Thanks to Matthew Bednall who emails to point out that the locked print functionality offered by Ricoh and discussed in my recent post on green printing is not exactly unique and has "been on all the digital copiers I have ever had from Konica".
His comment is a fair reminder that Ricoh is not alone amongst printer manufacturers in its attempts to become green and that other vendors are also making progress in their attempts to lower paper, print and energy consumption.
However, what remains interesting about locked print is that even if I was wrong to initially refer to the functionality as a new innovation it does seem to be being looked at in a different light as a result of environmental concerns. A capability that many firms may have ignored or disabled when it was presented as an auditing or compliance tool appears likely to garner more interest when presented as a green technology.

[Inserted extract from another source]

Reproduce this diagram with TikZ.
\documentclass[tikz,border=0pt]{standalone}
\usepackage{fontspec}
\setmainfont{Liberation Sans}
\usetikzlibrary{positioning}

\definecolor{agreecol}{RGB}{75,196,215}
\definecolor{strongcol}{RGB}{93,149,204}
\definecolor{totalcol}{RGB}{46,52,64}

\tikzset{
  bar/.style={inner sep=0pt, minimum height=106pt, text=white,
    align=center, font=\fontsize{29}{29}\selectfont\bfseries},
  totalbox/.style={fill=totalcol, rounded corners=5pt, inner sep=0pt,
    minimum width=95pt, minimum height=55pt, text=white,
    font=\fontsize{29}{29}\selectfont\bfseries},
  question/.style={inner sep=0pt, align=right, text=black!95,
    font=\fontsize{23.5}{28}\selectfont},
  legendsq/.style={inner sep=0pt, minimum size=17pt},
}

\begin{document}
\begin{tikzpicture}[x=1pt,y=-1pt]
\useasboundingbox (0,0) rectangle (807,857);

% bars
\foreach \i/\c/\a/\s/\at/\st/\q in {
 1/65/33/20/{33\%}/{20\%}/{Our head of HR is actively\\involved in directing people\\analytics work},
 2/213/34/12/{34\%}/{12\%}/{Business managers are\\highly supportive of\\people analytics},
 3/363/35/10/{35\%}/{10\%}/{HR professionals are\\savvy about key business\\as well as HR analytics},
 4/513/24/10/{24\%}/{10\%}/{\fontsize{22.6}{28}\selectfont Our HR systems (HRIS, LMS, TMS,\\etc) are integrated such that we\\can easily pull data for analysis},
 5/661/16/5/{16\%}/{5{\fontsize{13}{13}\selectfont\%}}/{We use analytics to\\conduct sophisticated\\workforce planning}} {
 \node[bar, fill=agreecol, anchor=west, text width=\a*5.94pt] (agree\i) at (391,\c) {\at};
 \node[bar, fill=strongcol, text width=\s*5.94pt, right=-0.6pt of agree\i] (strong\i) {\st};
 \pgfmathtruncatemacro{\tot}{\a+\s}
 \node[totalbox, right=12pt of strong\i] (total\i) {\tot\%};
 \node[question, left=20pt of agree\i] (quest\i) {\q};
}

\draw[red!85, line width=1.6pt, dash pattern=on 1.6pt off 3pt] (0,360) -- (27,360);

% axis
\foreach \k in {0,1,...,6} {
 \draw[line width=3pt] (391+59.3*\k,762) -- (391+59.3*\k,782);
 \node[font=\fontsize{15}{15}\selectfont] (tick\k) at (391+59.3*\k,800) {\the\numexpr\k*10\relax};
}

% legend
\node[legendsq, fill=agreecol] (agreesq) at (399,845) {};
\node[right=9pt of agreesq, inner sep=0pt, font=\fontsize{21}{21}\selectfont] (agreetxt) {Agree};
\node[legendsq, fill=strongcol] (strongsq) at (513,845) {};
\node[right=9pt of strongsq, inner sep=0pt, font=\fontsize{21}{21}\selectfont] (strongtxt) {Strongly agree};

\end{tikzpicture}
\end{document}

I'd expect this scenario to be repeated with countless technologies as hidden environmental benefits are uncovered, giving a new lease of life to some pretty well established products. As previously discussed thin clients are probably the best example of this kind of mature technology that could see a real spike in demand as purchasers become more environmentally aware.
It is also worth noting that while there a number of different suppliers offering locked print functionality it is hardly an industry standard – although given the amount of paper printed out unnecessarily each day it certainly should be. It is only by customers asking for locked print and other paper saving innovations that green design principles will become the norm for the printing industry.